Some records:
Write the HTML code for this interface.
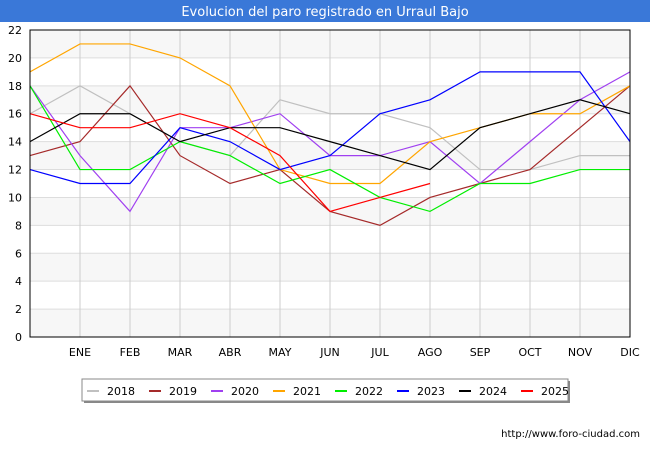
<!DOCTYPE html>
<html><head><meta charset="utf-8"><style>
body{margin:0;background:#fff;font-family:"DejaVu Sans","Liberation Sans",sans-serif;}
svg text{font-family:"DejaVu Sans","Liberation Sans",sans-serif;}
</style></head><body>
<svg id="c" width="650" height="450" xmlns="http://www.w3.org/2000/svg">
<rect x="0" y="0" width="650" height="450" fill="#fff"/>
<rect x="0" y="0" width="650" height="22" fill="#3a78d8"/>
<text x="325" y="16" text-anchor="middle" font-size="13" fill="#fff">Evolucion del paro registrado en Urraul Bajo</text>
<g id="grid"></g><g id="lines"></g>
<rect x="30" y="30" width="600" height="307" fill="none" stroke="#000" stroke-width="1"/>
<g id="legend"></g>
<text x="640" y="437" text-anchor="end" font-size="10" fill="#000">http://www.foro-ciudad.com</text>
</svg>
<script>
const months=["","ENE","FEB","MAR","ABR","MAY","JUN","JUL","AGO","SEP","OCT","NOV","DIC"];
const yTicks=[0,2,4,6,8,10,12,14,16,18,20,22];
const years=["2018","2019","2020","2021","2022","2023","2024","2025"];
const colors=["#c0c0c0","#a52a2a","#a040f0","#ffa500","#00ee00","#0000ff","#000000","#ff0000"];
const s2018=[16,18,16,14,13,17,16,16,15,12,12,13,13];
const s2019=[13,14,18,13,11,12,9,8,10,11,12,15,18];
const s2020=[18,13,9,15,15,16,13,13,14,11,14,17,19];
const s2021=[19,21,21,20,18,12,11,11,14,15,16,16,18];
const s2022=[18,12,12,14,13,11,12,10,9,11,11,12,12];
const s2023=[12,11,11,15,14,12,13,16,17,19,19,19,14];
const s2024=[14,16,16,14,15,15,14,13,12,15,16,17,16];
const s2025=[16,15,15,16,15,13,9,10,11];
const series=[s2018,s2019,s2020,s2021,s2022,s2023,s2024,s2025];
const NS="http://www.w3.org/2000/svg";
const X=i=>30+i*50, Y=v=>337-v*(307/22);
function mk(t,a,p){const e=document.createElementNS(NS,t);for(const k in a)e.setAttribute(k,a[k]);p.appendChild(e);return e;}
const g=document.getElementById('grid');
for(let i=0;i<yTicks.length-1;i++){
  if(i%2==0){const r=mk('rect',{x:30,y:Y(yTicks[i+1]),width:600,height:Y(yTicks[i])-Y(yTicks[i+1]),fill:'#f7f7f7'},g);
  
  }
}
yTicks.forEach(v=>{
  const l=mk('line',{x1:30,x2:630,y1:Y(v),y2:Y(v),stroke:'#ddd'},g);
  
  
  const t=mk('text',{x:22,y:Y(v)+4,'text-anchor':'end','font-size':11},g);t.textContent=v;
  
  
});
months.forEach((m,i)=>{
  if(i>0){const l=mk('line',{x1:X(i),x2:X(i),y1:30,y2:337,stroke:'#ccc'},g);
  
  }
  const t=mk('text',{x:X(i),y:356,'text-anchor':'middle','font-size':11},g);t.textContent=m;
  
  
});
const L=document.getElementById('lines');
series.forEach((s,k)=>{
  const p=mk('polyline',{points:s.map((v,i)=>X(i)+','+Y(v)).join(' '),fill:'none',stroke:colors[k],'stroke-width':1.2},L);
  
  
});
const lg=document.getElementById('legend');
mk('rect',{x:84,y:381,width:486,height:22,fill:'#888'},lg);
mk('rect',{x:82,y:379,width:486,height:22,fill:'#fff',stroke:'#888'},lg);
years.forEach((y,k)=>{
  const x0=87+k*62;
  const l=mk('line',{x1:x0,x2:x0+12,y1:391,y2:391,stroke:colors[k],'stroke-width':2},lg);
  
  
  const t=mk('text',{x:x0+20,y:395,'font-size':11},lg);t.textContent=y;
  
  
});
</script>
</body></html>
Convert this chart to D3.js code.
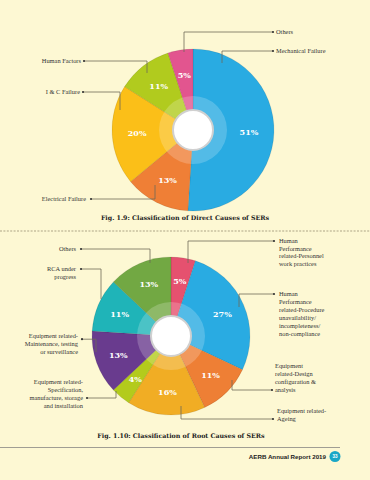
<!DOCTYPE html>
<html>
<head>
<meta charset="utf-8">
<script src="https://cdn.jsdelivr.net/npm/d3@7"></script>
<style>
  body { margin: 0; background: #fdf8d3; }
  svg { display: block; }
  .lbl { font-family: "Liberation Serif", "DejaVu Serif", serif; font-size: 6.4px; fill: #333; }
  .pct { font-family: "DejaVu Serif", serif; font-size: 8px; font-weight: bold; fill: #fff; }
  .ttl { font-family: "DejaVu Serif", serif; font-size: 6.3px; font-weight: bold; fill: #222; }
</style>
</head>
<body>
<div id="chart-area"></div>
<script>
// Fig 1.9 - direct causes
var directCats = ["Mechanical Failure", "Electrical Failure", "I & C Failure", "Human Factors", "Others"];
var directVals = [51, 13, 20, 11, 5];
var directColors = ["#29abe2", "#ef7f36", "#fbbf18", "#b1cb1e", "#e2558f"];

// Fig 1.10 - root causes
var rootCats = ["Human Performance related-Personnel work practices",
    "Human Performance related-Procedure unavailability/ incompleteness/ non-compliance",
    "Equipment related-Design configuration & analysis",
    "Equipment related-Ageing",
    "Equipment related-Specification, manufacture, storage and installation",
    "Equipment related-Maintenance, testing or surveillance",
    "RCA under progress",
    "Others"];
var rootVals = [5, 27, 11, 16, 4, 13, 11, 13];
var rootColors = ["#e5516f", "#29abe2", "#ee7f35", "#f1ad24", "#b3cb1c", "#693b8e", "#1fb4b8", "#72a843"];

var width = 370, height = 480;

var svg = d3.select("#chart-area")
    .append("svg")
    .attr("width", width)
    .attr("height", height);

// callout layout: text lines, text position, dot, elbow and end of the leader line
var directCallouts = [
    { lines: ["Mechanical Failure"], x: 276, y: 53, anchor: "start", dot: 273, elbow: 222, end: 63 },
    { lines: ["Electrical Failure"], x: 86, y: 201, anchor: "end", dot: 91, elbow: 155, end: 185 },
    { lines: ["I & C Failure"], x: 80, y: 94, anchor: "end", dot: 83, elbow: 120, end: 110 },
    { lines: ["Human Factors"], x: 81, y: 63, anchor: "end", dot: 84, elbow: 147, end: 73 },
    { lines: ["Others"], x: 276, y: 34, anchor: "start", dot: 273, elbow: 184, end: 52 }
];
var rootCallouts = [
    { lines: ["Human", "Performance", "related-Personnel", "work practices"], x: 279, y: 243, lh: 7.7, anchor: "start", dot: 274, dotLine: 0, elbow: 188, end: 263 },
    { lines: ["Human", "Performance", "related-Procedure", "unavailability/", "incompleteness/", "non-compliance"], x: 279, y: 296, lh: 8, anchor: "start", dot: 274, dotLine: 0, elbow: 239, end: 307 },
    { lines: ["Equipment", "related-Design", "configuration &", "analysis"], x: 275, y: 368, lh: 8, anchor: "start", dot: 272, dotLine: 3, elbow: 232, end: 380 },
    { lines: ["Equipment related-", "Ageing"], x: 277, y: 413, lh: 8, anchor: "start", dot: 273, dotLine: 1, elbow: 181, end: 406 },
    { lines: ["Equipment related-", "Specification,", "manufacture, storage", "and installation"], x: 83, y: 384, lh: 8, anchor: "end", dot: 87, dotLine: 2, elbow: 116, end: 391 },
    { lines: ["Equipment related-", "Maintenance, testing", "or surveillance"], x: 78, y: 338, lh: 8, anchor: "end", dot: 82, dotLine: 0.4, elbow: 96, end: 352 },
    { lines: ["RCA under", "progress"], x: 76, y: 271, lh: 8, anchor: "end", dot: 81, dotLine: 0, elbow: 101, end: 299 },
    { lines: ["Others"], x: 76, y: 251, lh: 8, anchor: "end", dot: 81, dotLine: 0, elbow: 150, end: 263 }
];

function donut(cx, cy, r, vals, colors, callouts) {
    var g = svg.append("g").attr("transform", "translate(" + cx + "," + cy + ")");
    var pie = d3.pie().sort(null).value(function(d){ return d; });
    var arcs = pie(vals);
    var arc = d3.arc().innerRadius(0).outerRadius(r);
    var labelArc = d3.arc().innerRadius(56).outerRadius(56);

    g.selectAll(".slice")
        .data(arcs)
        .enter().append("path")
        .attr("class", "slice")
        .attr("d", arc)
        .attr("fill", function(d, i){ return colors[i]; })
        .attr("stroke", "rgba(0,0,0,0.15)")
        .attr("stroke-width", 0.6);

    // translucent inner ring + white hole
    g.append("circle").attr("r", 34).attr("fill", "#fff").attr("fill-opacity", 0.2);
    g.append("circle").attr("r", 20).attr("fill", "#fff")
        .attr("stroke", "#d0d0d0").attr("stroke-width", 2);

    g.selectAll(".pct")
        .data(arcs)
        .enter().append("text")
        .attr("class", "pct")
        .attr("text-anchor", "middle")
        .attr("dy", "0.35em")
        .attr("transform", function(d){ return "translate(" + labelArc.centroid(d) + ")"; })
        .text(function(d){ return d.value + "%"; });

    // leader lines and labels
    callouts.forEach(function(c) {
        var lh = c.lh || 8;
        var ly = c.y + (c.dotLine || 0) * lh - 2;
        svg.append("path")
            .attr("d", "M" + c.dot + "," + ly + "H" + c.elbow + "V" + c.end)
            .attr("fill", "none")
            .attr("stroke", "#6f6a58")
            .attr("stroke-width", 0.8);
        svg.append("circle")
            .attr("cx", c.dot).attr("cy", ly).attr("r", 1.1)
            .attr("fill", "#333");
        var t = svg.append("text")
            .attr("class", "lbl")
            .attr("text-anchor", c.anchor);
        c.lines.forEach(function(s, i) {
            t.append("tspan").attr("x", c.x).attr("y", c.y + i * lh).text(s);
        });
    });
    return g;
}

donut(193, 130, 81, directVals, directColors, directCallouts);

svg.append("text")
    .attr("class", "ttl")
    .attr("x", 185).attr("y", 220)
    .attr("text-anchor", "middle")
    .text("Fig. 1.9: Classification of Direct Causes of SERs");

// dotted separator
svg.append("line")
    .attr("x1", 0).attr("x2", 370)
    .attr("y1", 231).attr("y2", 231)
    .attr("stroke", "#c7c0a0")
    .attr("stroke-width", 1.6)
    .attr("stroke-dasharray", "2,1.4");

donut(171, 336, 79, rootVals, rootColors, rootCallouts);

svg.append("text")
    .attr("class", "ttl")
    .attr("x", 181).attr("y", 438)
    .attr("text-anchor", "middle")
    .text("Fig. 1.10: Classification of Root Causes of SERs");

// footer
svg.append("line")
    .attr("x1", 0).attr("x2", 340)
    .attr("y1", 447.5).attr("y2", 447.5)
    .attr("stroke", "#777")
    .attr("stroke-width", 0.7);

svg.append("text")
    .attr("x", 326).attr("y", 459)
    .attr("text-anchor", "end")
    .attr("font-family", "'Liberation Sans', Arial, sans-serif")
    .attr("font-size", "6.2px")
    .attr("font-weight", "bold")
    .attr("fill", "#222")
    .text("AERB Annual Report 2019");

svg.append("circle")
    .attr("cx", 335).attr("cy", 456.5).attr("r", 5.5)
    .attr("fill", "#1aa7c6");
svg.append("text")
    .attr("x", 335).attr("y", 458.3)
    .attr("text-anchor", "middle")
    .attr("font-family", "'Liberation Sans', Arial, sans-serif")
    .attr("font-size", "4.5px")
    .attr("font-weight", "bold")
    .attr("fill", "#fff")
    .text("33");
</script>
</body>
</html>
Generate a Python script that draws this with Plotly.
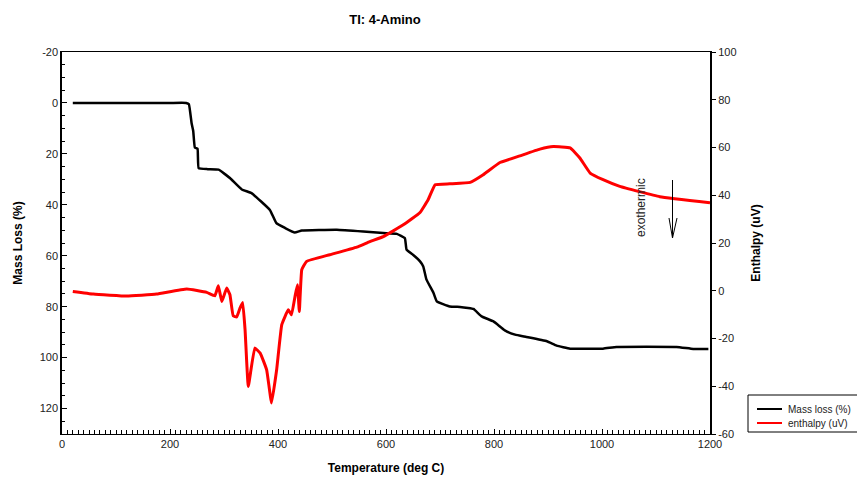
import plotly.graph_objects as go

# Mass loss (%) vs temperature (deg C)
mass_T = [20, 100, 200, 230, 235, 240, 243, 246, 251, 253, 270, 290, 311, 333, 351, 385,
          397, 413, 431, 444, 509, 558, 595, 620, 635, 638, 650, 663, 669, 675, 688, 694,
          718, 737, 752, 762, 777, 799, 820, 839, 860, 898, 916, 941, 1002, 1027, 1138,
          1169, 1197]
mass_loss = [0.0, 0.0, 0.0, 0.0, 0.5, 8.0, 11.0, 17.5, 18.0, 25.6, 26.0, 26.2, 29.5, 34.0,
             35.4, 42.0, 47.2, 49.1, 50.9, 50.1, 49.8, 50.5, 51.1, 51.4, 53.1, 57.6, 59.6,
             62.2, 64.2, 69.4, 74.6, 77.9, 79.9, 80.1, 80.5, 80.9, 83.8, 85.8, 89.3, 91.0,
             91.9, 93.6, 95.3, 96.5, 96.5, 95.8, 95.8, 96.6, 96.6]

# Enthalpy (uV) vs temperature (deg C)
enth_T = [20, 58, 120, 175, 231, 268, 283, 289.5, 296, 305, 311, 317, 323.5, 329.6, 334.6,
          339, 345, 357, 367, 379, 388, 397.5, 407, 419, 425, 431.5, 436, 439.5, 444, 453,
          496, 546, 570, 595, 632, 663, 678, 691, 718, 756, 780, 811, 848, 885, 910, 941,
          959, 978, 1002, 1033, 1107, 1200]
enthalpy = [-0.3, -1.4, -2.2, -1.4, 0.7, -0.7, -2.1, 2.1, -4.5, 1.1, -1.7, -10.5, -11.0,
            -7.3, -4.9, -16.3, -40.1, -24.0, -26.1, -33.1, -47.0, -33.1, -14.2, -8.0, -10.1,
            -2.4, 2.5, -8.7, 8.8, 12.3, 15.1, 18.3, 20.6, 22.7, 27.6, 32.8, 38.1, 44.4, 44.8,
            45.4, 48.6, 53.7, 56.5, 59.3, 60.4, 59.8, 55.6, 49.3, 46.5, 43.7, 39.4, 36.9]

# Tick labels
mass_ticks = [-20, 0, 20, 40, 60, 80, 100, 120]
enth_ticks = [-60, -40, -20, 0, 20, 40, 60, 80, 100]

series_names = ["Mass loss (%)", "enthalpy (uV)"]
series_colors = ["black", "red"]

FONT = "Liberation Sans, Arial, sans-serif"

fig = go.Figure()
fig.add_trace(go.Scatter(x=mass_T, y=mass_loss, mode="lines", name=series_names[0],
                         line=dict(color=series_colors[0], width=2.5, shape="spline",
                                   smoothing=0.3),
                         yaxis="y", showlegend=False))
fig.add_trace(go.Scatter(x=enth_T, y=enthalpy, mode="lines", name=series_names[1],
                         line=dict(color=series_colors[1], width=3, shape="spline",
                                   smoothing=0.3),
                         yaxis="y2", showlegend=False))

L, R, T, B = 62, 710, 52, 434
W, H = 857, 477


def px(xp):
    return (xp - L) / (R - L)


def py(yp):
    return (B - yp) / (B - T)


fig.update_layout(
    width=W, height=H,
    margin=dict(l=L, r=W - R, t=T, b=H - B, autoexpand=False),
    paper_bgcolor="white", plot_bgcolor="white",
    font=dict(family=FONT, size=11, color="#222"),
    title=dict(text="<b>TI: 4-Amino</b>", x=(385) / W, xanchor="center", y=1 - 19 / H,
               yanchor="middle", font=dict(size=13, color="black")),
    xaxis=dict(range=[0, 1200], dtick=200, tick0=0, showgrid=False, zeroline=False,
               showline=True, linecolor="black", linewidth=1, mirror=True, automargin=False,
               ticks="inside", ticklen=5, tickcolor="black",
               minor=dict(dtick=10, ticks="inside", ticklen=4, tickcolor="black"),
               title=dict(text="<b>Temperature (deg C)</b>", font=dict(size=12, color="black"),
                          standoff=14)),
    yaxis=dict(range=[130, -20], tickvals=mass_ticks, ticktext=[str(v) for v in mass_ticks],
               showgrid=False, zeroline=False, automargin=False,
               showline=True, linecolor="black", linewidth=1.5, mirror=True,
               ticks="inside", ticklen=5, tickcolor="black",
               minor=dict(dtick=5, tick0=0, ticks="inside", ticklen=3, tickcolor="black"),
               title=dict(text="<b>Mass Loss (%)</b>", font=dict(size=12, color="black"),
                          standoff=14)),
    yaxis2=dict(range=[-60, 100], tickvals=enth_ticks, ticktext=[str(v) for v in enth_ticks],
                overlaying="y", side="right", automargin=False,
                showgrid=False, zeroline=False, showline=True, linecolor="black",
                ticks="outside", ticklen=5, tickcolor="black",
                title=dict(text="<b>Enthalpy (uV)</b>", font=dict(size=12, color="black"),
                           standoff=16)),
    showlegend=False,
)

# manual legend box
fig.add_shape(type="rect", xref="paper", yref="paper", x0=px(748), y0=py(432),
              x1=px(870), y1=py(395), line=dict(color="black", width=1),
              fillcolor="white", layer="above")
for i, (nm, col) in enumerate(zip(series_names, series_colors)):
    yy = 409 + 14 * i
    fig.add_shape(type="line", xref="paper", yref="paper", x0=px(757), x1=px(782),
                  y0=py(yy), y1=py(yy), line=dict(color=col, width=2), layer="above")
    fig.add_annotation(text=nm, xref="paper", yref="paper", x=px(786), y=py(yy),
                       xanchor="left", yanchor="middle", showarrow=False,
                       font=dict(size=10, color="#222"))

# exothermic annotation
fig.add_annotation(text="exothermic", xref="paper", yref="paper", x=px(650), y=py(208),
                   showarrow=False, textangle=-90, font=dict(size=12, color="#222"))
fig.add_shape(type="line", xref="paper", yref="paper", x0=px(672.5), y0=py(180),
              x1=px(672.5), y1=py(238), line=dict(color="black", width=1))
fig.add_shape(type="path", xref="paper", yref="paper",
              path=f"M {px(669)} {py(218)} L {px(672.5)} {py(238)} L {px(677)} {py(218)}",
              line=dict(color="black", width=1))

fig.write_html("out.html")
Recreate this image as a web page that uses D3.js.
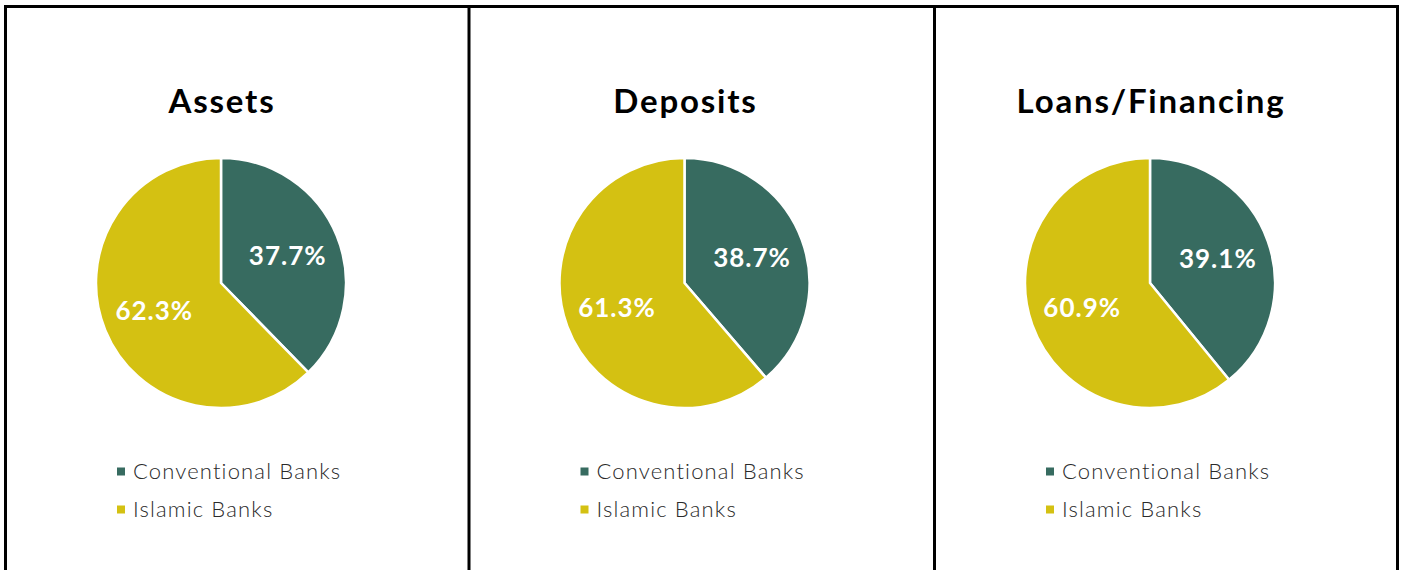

The exercise>
Using the entries above, write out exactly the lines from the one with "Convert this chart to D3.js code." through the one with "var width = 370, height = 480;", ends included. Leave out any pictures.

Exercise output>
Convert this chart to D3.js code.
<!DOCTYPE html>
<html>
<head>
<meta charset="utf-8">
<script src="https://cdn.jsdelivr.net/npm/d3@7"></script>
<style>
  body { margin: 0; background: #fdf8d3; }
  svg { display: block; }
  .lbl { font-family: "Liberation Serif", "DejaVu Serif", serif; font-size: 6.4px; fill: #333; }
  .pct { font-family: "DejaVu Serif", serif; font-size: 8px; font-weight: bold; fill: #fff; }
  .ttl { font-family: "DejaVu Serif", serif; font-size: 6.3px; font-weight: bold; fill: #222; }
</style>
</head>
<body>
<div id="chart-area"></div>
<script>
// Fig 1.9 - direct causes
var directCats = ["Mechanical Failure", "Electrical Failure", "I & C Failure", "Human Factors", "Others"];
var directVals = [51, 13, 20, 11, 5];
var directColors = ["#29abe2", "#ef7f36", "#fbbf18", "#b1cb1e", "#e2558f"];

// Fig 1.10 - root causes
var rootCats = ["Human Performance related-Personnel work practices",
    "Human Performance related-Procedure unavailability/ incompleteness/ non-compliance",
    "Equipment related-Design configuration & analysis",
    "Equipment related-Ageing",
    "Equipment related-Specification, manufacture, storage and installation",
    "Equipment related-Maintenance, testing or surveillance",
    "RCA under progress",
    "Others"];
var rootVals = [5, 27, 11, 16, 4, 13, 11, 13];
var rootColors = ["#e5516f", "#29abe2", "#ee7f35", "#f1ad24", "#b3cb1c", "#693b8e", "#1fb4b8", "#72a843"];

var width = 370, height = 480;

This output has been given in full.